Me enamora ese Jesús que quiere pasar el día conmigo, sentado a mi lado
Jesús
quiere estar con los suyos. Compartir el trabajo y el descanso. La
noche y el día. Me gusta esa imagen del descanso con Jesús. Me gustaría
descansar siempre a su lado. Estar junto a Él y disfrutar la vida en su
presencia.
Creo que todo es más llevadero si vivo con Jesús. Si
pienso que mi vida está en sus manos. Me gusta tocar la vida a su lado.
Porque en esos momentos me siento más lleno y vivo con más sentido.
Me enamora ese Jesús que quiere pasar el día conmigo. Sentado a mi lado. Soñando con mi vida.
Jesús amplía mi mirada. Tiendo a ser algo estrecho en mi forma de
mirar. Veo lo que tengo delante. Me falta esa mirada más amplia que
abarca a más gente, más problemas, más vidas.
Mi mirada es estrecha. Me hace pensar sólo en lo que a mí me incumbe y
preocupa. Nada más. Lo que brilla ante mis ojos. Lo que tengo dentro es
lo que veo. Lo que amo es lo que miro. No abarco más.
Por eso me gusta vivir con Jesús porque Él hace más grande mi corazón. Me hace levantar los ojos. Jesús no deja de mirar más allá de lo inmediato.
Mira al frente, a lo lejos, y ve una masa inmensa de personas que
buscan milagros, quieren ser saciados, esperan oír palabras de vida
eterna de sus labios.
Jesús es capaz de abarcar más que yo, más que sus discípulos. Quiere dar de comer a todos los que ve. Su mirada incluye siempre, no excluye.
Y yo tengo un problema con eso de la exclusión. Sí, a veces excluyo a
los que me molestan, a los que yo llamo tóxicos porque me hacen daño, a
los que me cansan con sus peticiones y exigencias, a los que no me
importan.
Hago un vacío a mi alrededor que me protege. Construyo un muro que
excluye a los que no incluyo. Y surge en mi alma la duda de si todo el
bien que se puede hacer tengo que hacerlo o no.
La beata portuguesa María Clara decía siempre: “Donde haya un bien que se pueda hacer, que se haga”.
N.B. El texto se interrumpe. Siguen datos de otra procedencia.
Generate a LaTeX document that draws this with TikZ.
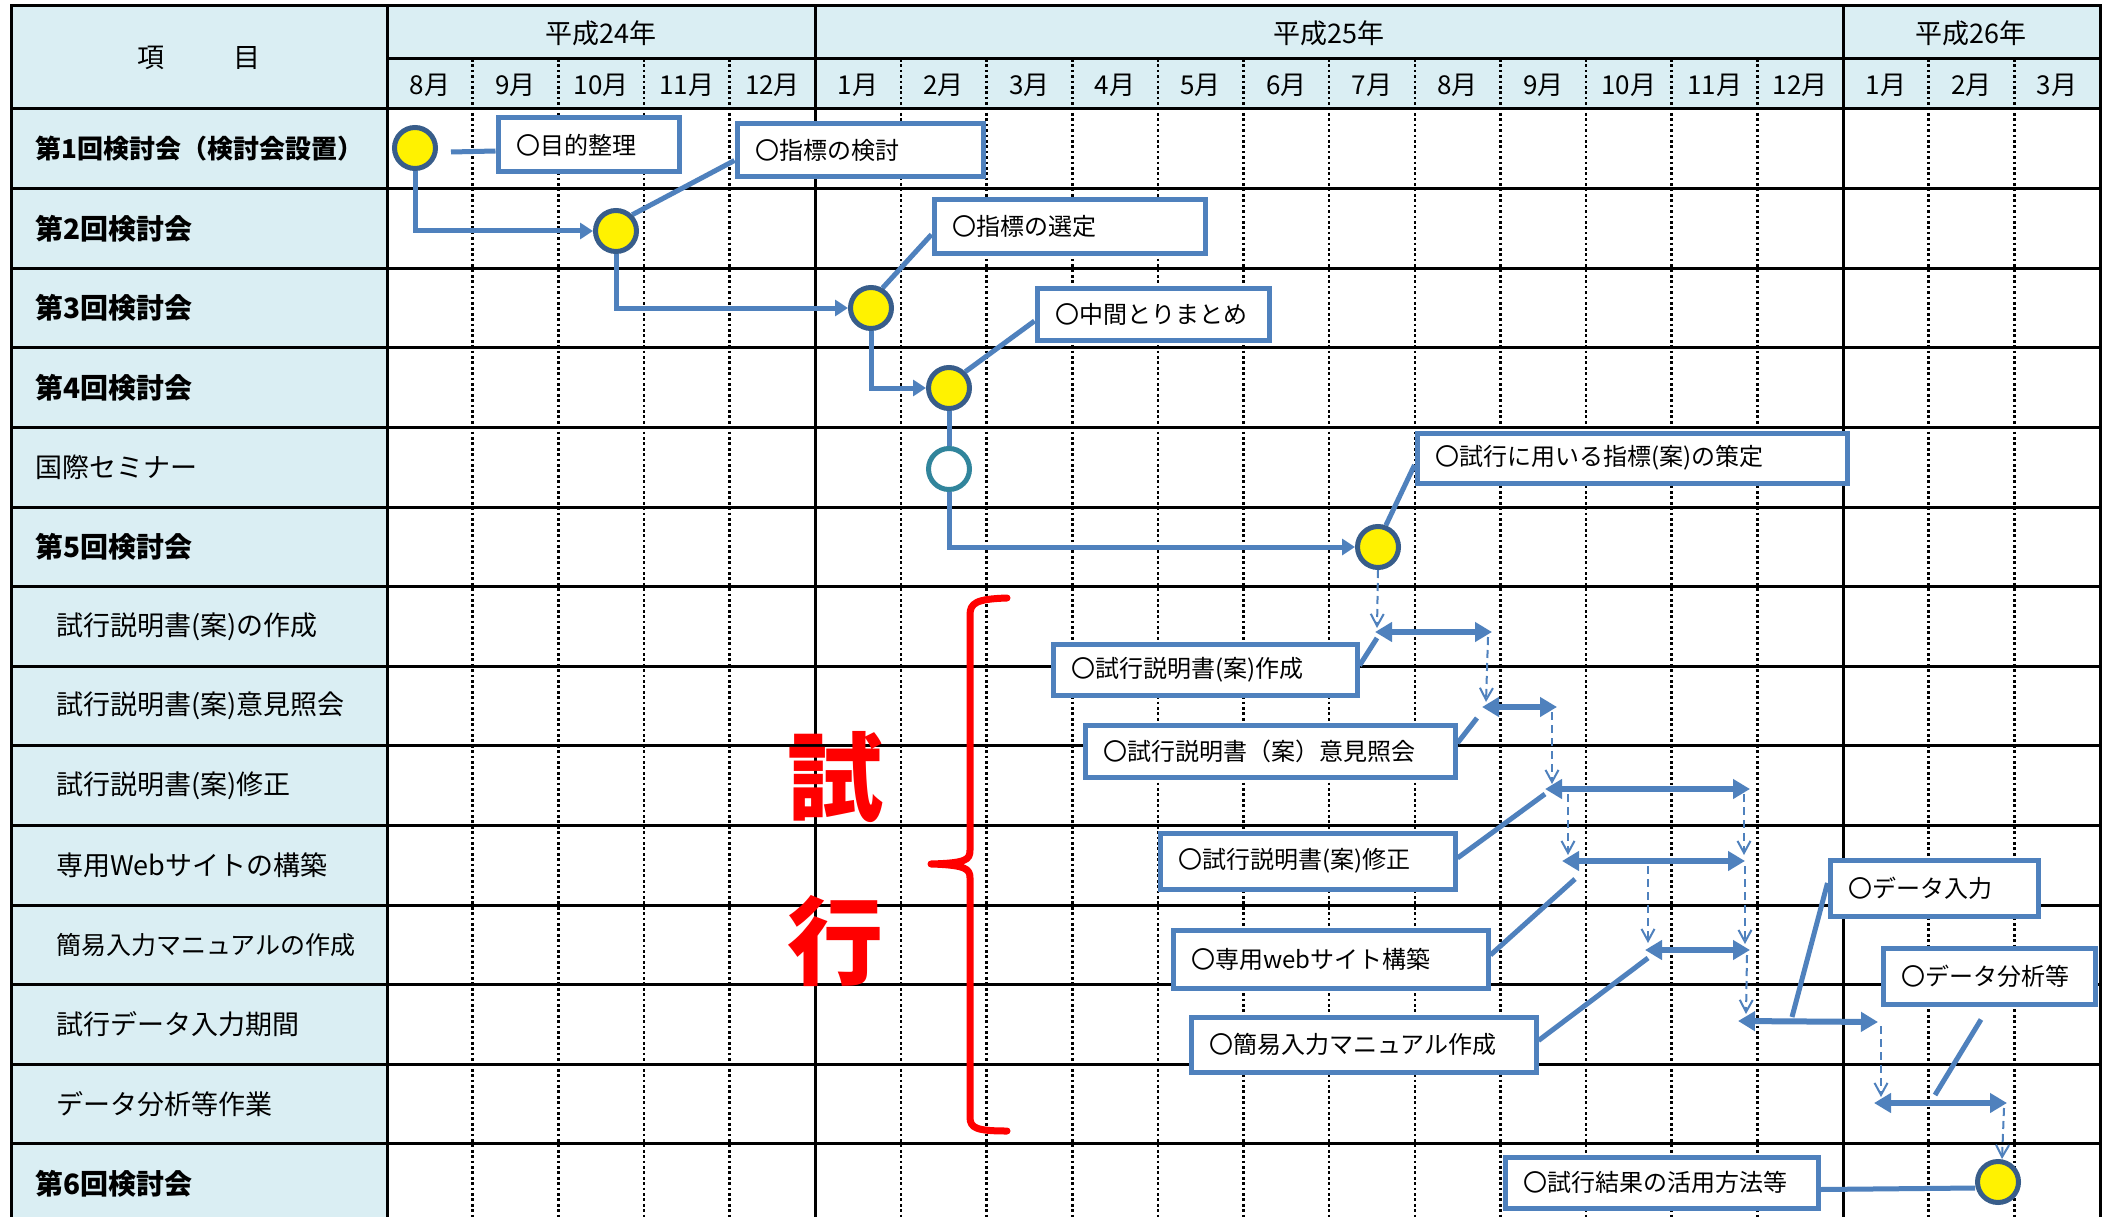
\documentclass[tikz,border=0pt]{standalone}
\usepackage{fontspec}
\setmainfont{Noto Sans CJK JP}
\usetikzlibrary{arrows.meta,calc}
\definecolor{hdr}{HTML}{DAEEF3}
\definecolor{blueA}{HTML}{4F81BD}
\definecolor{circB}{HTML}{385D8A}
\definecolor{tealC}{HTML}{31859C}
\pgfdeclarelayer{gridlayer}
\pgfdeclarelayer{links}
\pgfsetlayers{gridlayer,links,main}
\tikzset{
  gridsolid/.style={line width=3pt, black, line cap=rect},
  griddot/.style={line width=2.6pt, black, dash pattern=on 2.7pt off 2.7pt},
  milestone/.style={circle, draw=circB, line width=5pt, fill=yellow, minimum size=41pt, inner sep=0pt},
  eventcircle/.style={milestone, draw=tealC, fill=white},
  calloutbox/.style={draw=blueA, line width=5pt, fill=white, anchor=north west, inner xsep=18pt, inner ysep=0pt, align=left, font=\fontsize{24}{28}\selectfont},
  leaderline/.style={draw=blueA, line width=5pt},
  elbow/.style={draw=blueA, line width=5pt, -{Triangle[length=13pt,width=16pt]}},
  spanarrow/.style={draw=blueA, line width=6pt, {Triangle[length=17pt,width=19pt]}-{Triangle[length=17pt,width=19pt]}},
  flowarrow/.style={draw=blueA, line width=2pt, dash pattern=on 8pt off 5pt, -{Straight Barb[length=12pt,width=13pt]}},
  rowlab/.style={anchor=west, inner sep=0pt, font=\fontsize{27}{31}\selectfont},
  rowlabb/.style={rowlab, font=\bfseries\fontsize{28}{32}\selectfont},
  monthlab/.style={inner sep=0pt, font=\fontsize{26}{30}\selectfont},
  yearlab/.style={inner sep=0pt, font=\fontsize{27}{31}\selectfont},
  trialtxt/.style={inner sep=0pt, text=red, font=\bfseries\fontsize{96}{100}\selectfont},
  bracestyle/.style={draw=red, line width=7pt, line cap=round, line join=round}
}
\begin{document}
\begin{tikzpicture}[x=1pt,y=-1pt]
\useasboundingbox (0,0) rectangle (2107,1217);

% ---------- grid ----------
\begin{pgfonlayer}{gridlayer}
\fill[white] (0,0) rectangle (2107,1217);
\fill[hdr] (11,6) rectangle (2100,109);
\fill[hdr] (11,109) rectangle (387,1230);
\foreach \k in {1,2,3,4,6,7,8,9,10,11,12,13,14,15,16,18,19}
  \draw[griddot] ({387+85.65*\k},59) -- ({387+85.65*\k},1230);
\draw[gridsolid] (11,6) -- (2100,6);
\draw[gridsolid] (387,59) -- (2100,59);
\draw[gridsolid] (11,109) -- (2100,109);
\foreach \k in {1,...,13}
  \draw[gridsolid] (11,{109+79.6*\k}) -- (2100,{109+79.6*\k});
\foreach \x in {11,387,815.25,1843,2100}
  \draw[gridsolid] (\x,6) -- (\x,1230);
\end{pgfonlayer}

% ---------- header ----------
\node[yearlab] (hitem) at (199,58) {項\hspace{69pt}目};
\node[yearlab] (y24) at (601,33) {平成24年};
\node[yearlab] (y25) at (1329,33) {平成25年};
\node[yearlab] (y26) at (1971,33) {平成26年};
\foreach \m [count=\k from 0] in {8,9,10,11,12,1,2,3,4,5,6,7,8,9,10,11,12,1,2,3}
  \node[monthlab] (mo\k) at ({387+85.65*(\k+0.5)},85) {\m 月};

% ---------- row labels ----------
\node[rowlabb, font=\bfseries\fontsize{26}{30}\selectfont] (r0) at (35,148.8) {第1回検討会（検討会設置）};
\node[rowlabb] (r1) at (35,228.4) {第2回検討会};
\node[rowlabb] (r2) at (35,308) {第3回検討会};
\node[rowlabb] (r3) at (35,387.6) {第4回検討会};
\node[rowlab] (r4) at (35,467.2) {国際セミナー};
\node[rowlabb] (r5) at (35,546.8) {第5回検討会};
\node[rowlab] (r6) at (56,626.4) {試行説明書(案)の作成};
\node[rowlab] (r7) at (56,706) {試行説明書(案)意見照会};
\node[rowlab] (r8) at (56,785.6) {試行説明書(案)修正};
\node[rowlab] (r9) at (56,865.2) {専用Webサイトの構築};
\node[rowlab, font=\fontsize{25}{29}\selectfont] (r10) at (56,944.8) {簡易入力マニュアルの作成};
\node[rowlab] (r11) at (56,1024.4) {試行データ入力期間};
\node[rowlab] (r12) at (56,1104) {データ分析等作業};
\node[rowlabb] (r13) at (35,1183.6) {第6回検討会};

% ---------- milestones ----------
\node[milestone] (m1) at (415,148) {};
\node[milestone] (m2) at (616,231) {};
\node[milestone] (m3) at (871,308) {};
\node[milestone] (m4) at (949,388) {};
\node[eventcircle] (m5) at (949,469) {};
\node[milestone] (m6) at (1378,547) {};
\node[milestone] (m7) at (1998,1182) {};

% ---------- callout boxes ----------
\node[calloutbox, text width=145pt, minimum height=54pt] (ba) at (495.5,115.5) {〇目的整理};
\node[calloutbox, text width=210pt, minimum height=53pt] (bb) at (734.5,121.5) {〇指標の検討};
\node[calloutbox, text width=235pt, minimum height=53pt] (bc) at (931.5,197.5) {〇指標の選定};
\node[calloutbox, text width=196pt, minimum height=52pt] (bd) at (1034.5,285.5) {〇中間とりまとめ};
\node[calloutbox, text width=394pt, minimum height=50pt] (be) at (1414.5,430.5) {〇試行に用いる指標(案)の策定};
\node[calloutbox, text width=268pt, minimum height=51pt] (bf) at (1050.5,641.5) {〇試行説明書(案)作成};
\node[calloutbox, text width=334pt, minimum height=52pt] (bg) at (1082.5,722.5) {〇試行説明書（案）意見照会};
\node[calloutbox, text width=259pt, minimum height=56pt] (bh) at (1157.5,830.5) {〇試行説明書(案)修正};
\node[calloutbox, text width=279pt, minimum height=58pt] (bi) at (1170.5,927.5) {〇専用webサイト構築};
\node[calloutbox, text width=309pt, minimum height=55pt] (bj) at (1188.5,1014.5) {〇簡易入力マニュアル作成};
\node[calloutbox, text width=172pt, minimum height=56pt] (bk) at (1827.5,857.5) {〇データ入力};
\node[calloutbox, text width=176pt, minimum height=56pt] (bl) at (1880.5,945.5) {〇データ分析等};
\node[calloutbox, text width=277pt, minimum height=51pt] (bm) at (1502.5,1154.5) {〇試行結果の活用方法等};

% ---------- trial label ----------
\node[trialtxt] (t1) at (835,777) {試};
\node[trialtxt] (t2) at (835,941) {行};

% ---------- span arrow end points ----------
\coordinate (A1l) at (1375,632);  \coordinate (A1r) at (1492,632);
\coordinate (A2l) at (1482,707);  \coordinate (A2r) at (1557,707);
\coordinate (A3l) at (1545,789);  \coordinate (A3r) at (1750,789);
\coordinate (A4l) at (1562,861);  \coordinate (A4r) at (1745,861);
\coordinate (A5l) at (1645,950);  \coordinate (A5r) at (1750,950);
\coordinate (A6l) at (1738,1021); \coordinate (A6r) at (1878,1022);
\coordinate (A7l) at (1874,1103); \coordinate (A7r) at (2007,1103);

% dashed flow end points
\coordinate (d1s) at (1488,637);  \coordinate (d1e) at (1486,702);
\coordinate (d2s) at (1552,712);  \coordinate (d2e) at (1552,784);
\coordinate (d3s) at (1568,794);  \coordinate (d3e) at (1568,855);
\coordinate (d4s) at (1744,794);  \coordinate (d4e) at (1744,855);
\coordinate (d5s) at (1648,866);  \coordinate (d5e) at (1648,943);
\coordinate (d6s) at (1745,866);  \coordinate (d6e) at (1745,944);
\coordinate (d7s) at (1747,955);  \coordinate (d7e) at (1746,1014);
\coordinate (d8s) at (1881,1026); \coordinate (d8e) at (1881,1097);
\coordinate (d9s) at (2004,1108);

% leader line free ends
\coordinate (lfA) at (1377,638);
\coordinate (lgA) at (1477,718);
\coordinate (lhA) at (1545,794);
\coordinate (liA) at (1575,879);
\coordinate (ljA) at (1648,958);
\coordinate (lkA) at (1792,1017);
\coordinate (llA) at (1935,1095);

\begin{pgfonlayer}{links}
% elbow connectors
\draw[elbow] (m1.south) |- (m2.west);
\draw[elbow] (m2.south) |- (m3.west);
\draw[elbow] (m3.south) |- (m4.west);
\draw[leaderline] (m4.south) -- (m5.north);
\draw[elbow] (m5.south) |- (m6.west);

% leader lines
\draw[leaderline] ([xshift=13pt,yshift=-4pt]m1.east) -- ([yshift=-6pt]ba.west);
\draw[leaderline] (m2.north east) -- ([yshift=-10pt]bb.west);
\draw[leaderline] (m3.60) -- ([yshift=-8pt]bc.west);
\draw[leaderline] (m4.north east) -- ([yshift=-7pt]bd.west);
\draw[leaderline] (m6.70) -- ([yshift=-7pt]be.west);
\draw[leaderline] ([yshift=4pt]bf.east) -- (lfA);
\draw[leaderline] ([yshift=8pt]bg.east) -- (lgA);
\draw[leaderline] ([yshift=3pt]bh.east) -- (lhA);
\draw[leaderline] ([yshift=4pt]bi.east) -- (liA);
\draw[leaderline] ([yshift=4pt]bj.east) -- (ljA);
\draw[leaderline] ([yshift=5pt]bk.west) -- (lkA);
\draw[leaderline] ([xshift=-8pt,yshift=-13pt]bl.south) -- (llA);
\draw[leaderline] ([yshift=-7pt]bm.east) -- ([yshift=-6pt]m7.west);

% span arrows
\draw[spanarrow] (A1l) -- (A1r);
\draw[spanarrow] (A2l) -- (A2r);
\draw[spanarrow] (A3l) -- (A3r);
\draw[spanarrow] (A4l) -- (A4r);
\draw[spanarrow] (A5l) -- (A5r);
\draw[spanarrow] (A6l) -- (A6r);
\draw[spanarrow] (A7l) -- (A7r);

% dashed flow arrows
\draw[flowarrow] (m6.south) -- ([xshift=2pt,yshift=4pt]A1l);
\draw[flowarrow] (d1s) -- (d1e);
\draw[flowarrow] (d2s) -- (d2e);
\draw[flowarrow] (d3s) -- (d3e);
\draw[flowarrow] (d4s) -- (d4e);
\draw[flowarrow] (d5s) -- (d5e);
\draw[flowarrow] (d6s) -- (d6e);
\draw[flowarrow] (d7s) -- (d7e);
\draw[flowarrow] (d8s) -- (d8e);
\draw[flowarrow] (d9s) -- ([xshift=4pt]m7.north);

% red brace
\draw[bracestyle] (1007,598) .. controls (976,599) and (970,603) .. (970,615)
  -- (970,850) .. controls (970,860) and (966,863) .. (931,864)
  .. controls (966,865) and (970,869) .. (970,878)
  -- (970,1117) .. controls (970,1128) and (976,1131) .. (1007,1131);
\end{pgfonlayer}
\end{tikzpicture}
\end{document}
Me parece a veces una exigencia excesiva. ¿Es necesario hacer todo el
bien que pueda? Hay demasiados momentos en los que puedo hacer el bien.
Demasiados bienes posibles. ¿Todos los quiere Dios? No lo sé.
Sí tengo claro cuáles son los bienes que yo puedo hacer. Sé que el bien siempre me hace mejor persona. Saca lo mejor de mí. Me hace más de Dios. Aunque a veces dejo de hacer el bien que puedo.
Leí el otro día: “Los cristianos pensamos que el bien no puede
ser excluido. No sabemos si Dios se enfada o no cuando alguien deja de
hacer un bien, pero sí tenemos razones para pensar que su desprecio del
bien acarrea consecuencias para su ser persona entre las demás personas.
En este nivel sin duda algo se deteriora en mayor o menor medida. Y por
desgracias ese algo no sólo me afecta a mí, sino que puede terminar
repercutiendo en los demás. Y algo se deteriora también en la relación
con Dios”[1].
El bien que yo hago es difusivo. Llega a muchos. Hace bien a los que lo necesitan. Y el bien que no hago deja un vacío. Esa falta de bien hace que sea peor persona.
Es curioso. Necesito pedirle a Jesús que me ayude a levantar la mirada para ver a muchos hambrientos.
Es verdad que tengo baja la mirada. Veo mi problema, mi preocupación,
mi sed, mi hambre. Pienso sólo en mí. No miro a lo alto. No miro a lo
lejos.
Jesús me muestra el bien que puedo hacer y me pregunta. Y yo veo el
problema, la desproporción y trato de ser cuerdo, sensato. No puedo
ayudar.
Deseo que Jesús entre en razón. No es posible ayudar, le digo. No
tengo todos los medios para cambiar el mundo. No puedo hacer el bien a
tanta gente. No tengo fuerzas. No llego tan lejos. Mejor no hacer nada.
Estos discursos me los repito yo tantas veces. No puedo, no tengo bastante, no valgo lo suficiente. Y Jesús me mira conmovido.
Pongo los peros. Explico las dificultades. Le hago ver a Dios que si
no resulta bien no será por mi culpa. Sino por la incapacidad para
llegar más lejos.
Veo todo el bien que se puede hacer. Pero yo no logro hacerlo. Me
parece que no llego a la meta marcada. Y mi humanidad resulta un
obstáculo para la gracia de Dios.
No soy capaz de llegar tan lejos. No soy capaz de abarcar todo lo que es posible realizar. Poco dinero. Poco poder. No basta. Nada de lo mío basta para salvar el mundo.